- _DATA FOR THE TASK_
** Start **

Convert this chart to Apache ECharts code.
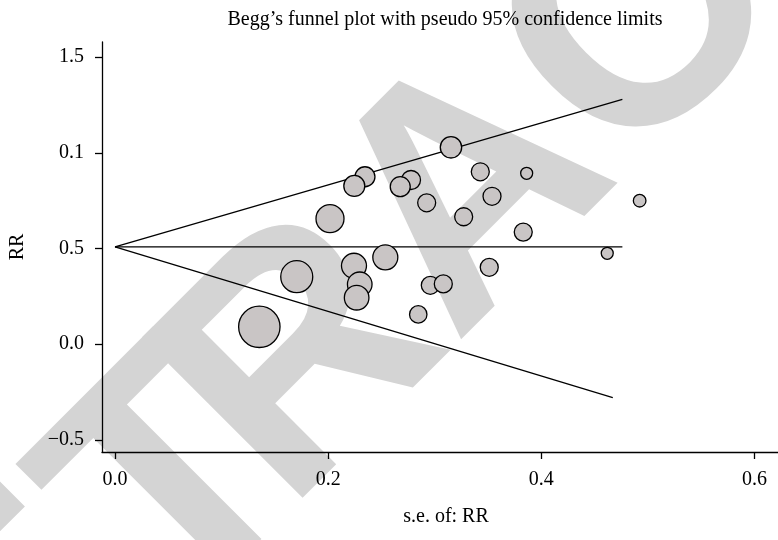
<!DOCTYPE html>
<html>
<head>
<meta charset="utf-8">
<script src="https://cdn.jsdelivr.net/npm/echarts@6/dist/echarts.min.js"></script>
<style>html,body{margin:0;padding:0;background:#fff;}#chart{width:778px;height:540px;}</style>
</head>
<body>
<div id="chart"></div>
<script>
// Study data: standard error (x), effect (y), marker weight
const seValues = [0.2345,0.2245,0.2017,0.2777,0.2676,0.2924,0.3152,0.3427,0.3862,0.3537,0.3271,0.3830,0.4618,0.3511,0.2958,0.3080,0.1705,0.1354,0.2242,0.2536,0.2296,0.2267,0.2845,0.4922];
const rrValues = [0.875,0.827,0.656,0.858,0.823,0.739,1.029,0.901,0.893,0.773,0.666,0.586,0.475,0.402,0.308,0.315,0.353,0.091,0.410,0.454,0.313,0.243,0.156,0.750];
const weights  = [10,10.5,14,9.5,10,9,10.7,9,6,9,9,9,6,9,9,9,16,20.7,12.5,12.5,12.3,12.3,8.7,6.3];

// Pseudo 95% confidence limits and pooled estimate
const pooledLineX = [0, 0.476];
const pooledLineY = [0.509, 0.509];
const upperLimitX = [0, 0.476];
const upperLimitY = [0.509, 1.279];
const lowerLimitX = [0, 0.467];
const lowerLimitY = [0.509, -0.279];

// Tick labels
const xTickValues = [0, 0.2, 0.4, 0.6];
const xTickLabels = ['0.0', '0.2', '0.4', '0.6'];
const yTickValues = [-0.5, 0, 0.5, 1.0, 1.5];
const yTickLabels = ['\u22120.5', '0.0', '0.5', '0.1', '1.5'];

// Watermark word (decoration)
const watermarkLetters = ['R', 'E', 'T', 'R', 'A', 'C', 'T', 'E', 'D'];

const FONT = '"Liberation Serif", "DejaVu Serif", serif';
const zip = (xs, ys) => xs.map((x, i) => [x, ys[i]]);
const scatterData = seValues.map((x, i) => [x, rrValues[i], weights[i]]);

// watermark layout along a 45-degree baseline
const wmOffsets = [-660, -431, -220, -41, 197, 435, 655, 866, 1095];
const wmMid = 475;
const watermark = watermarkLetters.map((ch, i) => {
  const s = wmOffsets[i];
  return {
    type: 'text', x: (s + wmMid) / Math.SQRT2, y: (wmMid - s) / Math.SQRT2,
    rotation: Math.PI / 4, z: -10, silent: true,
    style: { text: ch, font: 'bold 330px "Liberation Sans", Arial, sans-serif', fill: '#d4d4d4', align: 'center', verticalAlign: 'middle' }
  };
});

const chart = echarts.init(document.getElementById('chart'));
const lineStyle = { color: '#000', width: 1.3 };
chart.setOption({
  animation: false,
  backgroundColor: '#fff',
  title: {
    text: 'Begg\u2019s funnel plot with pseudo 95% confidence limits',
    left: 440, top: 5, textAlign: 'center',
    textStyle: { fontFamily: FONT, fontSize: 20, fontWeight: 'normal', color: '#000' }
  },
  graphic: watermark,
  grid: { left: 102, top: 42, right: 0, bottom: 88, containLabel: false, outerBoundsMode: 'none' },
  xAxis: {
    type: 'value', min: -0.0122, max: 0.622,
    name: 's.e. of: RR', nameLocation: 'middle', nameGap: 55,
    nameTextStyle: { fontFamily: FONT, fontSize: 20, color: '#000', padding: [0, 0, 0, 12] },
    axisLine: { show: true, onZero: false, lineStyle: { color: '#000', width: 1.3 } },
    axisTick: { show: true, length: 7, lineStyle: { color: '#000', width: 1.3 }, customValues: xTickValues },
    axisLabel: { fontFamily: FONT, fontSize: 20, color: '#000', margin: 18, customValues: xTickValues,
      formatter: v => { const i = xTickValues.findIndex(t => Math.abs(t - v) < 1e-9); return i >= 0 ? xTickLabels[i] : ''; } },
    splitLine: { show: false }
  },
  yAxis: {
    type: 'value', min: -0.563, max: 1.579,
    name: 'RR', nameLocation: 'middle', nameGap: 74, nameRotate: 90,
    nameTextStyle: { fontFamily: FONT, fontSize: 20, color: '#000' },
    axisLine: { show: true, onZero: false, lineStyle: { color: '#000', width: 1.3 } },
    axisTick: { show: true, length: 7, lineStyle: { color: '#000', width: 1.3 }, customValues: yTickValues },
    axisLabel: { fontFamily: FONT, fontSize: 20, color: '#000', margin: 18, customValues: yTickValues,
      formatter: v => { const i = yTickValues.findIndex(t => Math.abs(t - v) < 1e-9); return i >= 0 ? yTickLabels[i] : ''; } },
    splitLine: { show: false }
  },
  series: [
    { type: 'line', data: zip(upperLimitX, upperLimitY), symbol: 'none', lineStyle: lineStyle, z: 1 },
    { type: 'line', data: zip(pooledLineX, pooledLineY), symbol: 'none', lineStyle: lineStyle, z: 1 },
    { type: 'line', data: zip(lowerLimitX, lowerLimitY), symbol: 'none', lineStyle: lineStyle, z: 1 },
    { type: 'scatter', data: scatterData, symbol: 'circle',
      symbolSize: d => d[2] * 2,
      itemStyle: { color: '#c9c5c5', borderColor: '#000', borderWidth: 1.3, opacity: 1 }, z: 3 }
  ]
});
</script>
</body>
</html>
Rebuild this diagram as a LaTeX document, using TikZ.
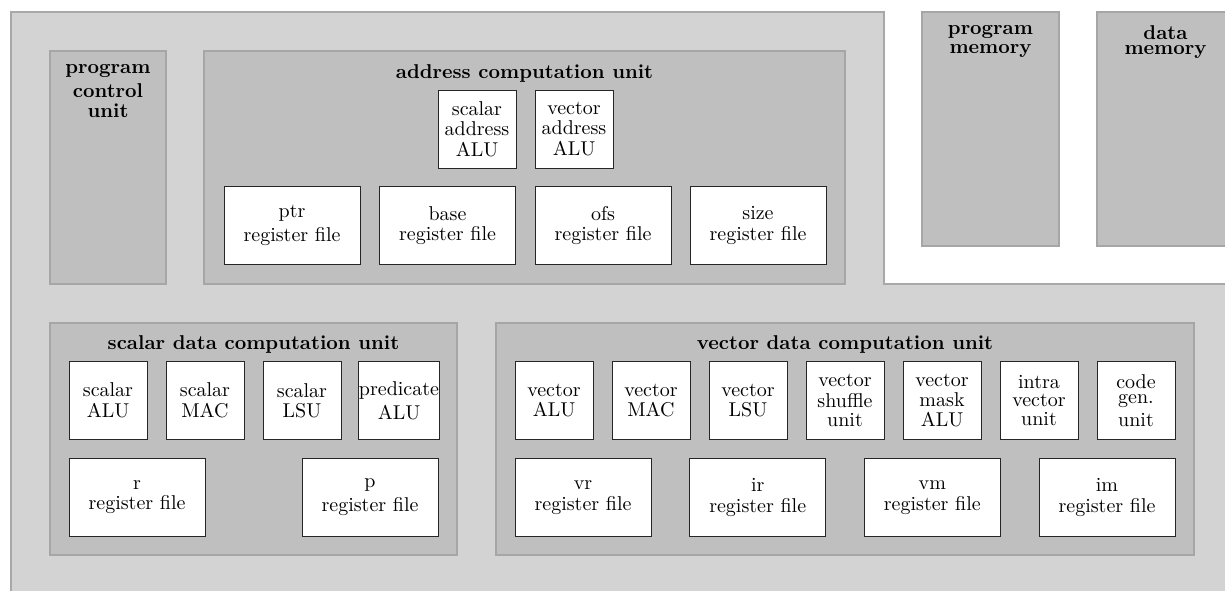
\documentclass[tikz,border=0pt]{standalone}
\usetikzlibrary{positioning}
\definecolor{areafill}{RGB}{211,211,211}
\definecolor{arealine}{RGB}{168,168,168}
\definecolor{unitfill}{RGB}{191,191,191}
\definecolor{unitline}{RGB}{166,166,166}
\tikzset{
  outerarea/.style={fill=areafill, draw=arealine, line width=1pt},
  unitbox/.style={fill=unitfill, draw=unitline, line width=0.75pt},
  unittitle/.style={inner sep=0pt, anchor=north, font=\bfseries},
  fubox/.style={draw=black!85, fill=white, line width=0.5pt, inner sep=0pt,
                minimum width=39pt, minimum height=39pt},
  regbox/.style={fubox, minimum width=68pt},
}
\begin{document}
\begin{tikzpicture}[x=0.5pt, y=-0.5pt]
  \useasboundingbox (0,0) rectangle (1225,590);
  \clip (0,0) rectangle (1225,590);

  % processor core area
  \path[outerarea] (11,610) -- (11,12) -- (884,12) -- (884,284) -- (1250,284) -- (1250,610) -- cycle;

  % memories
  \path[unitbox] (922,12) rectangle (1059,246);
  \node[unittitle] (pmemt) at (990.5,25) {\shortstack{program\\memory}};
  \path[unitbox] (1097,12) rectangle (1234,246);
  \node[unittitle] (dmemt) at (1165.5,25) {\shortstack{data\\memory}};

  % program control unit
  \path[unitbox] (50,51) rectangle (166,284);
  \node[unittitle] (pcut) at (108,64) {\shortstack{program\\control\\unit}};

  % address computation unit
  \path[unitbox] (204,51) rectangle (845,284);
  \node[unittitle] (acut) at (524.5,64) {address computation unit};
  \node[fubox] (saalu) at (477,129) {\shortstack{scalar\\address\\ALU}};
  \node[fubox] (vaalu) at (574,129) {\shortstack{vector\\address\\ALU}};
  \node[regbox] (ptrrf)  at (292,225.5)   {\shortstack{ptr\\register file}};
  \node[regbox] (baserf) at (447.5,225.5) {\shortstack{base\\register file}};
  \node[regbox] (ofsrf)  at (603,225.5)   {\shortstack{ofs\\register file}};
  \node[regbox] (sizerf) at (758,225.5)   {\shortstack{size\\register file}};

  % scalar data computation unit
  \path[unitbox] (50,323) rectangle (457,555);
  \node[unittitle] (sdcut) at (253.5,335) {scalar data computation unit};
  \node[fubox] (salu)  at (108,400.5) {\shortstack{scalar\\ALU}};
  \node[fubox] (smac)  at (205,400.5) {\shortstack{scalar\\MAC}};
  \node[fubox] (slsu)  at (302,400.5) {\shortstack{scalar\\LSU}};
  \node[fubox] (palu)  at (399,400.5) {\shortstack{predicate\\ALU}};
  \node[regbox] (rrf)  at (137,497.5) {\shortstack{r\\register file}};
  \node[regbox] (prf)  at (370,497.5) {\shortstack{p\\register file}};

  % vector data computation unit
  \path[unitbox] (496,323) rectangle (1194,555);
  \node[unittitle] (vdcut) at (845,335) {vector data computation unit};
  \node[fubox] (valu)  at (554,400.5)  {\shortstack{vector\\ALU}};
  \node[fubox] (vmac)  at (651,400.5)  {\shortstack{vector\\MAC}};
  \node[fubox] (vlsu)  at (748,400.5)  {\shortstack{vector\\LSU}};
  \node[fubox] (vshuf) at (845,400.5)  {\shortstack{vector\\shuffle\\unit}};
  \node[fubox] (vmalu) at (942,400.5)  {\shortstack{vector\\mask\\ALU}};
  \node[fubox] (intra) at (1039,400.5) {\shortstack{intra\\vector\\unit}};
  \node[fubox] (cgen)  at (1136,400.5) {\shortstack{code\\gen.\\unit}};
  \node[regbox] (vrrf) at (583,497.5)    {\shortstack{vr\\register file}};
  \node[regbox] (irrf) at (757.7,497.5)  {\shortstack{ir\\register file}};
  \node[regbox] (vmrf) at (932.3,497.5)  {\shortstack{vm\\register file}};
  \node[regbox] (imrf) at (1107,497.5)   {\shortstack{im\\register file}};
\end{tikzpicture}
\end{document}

** End **

- _WHAT YOU WILL DO_
Quote only what lies between the first line of the records and the line containing "const scatterData = seValues.map((x, i)", please, including both lines and excluding images.

- _WORKED ANSWER_
Convert this chart to Apache ECharts code.
<!DOCTYPE html>
<html>
<head>
<meta charset="utf-8">
<script src="https://cdn.jsdelivr.net/npm/echarts@6/dist/echarts.min.js"></script>
<style>html,body{margin:0;padding:0;background:#fff;}#chart{width:778px;height:540px;}</style>
</head>
<body>
<div id="chart"></div>
<script>
// Study data: standard error (x), effect (y), marker weight
const seValues = [0.2345,0.2245,0.2017,0.2777,0.2676,0.2924,0.3152,0.3427,0.3862,0.3537,0.3271,0.3830,0.4618,0.3511,0.2958,0.3080,0.1705,0.1354,0.2242,0.2536,0.2296,0.2267,0.2845,0.4922];
const rrValues = [0.875,0.827,0.656,0.858,0.823,0.739,1.029,0.901,0.893,0.773,0.666,0.586,0.475,0.402,0.308,0.315,0.353,0.091,0.410,0.454,0.313,0.243,0.156,0.750];
const weights  = [10,10.5,14,9.5,10,9,10.7,9,6,9,9,9,6,9,9,9,16,20.7,12.5,12.5,12.3,12.3,8.7,6.3];

// Pseudo 95% confidence limits and pooled estimate
const pooledLineX = [0, 0.476];
const pooledLineY = [0.509, 0.509];
const upperLimitX = [0, 0.476];
const upperLimitY = [0.509, 1.279];
const lowerLimitX = [0, 0.467];
const lowerLimitY = [0.509, -0.279];

// Tick labels
const xTickValues = [0, 0.2, 0.4, 0.6];
const xTickLabels = ['0.0', '0.2', '0.4', '0.6'];
const yTickValues = [-0.5, 0, 0.5, 1.0, 1.5];
const yTickLabels = ['\u22120.5', '0.0', '0.5', '0.1', '1.5'];

// Watermark word (decoration)
const watermarkLetters = ['R', 'E', 'T', 'R', 'A', 'C', 'T', 'E', 'D'];

const FONT = '"Liberation Serif", "DejaVu Serif", serif';
const zip = (xs, ys) => xs.map((x, i) => [x, ys[i]]);
const scatterData = seValues.map((x, i) => [x, rrValues[i], weights[i]]);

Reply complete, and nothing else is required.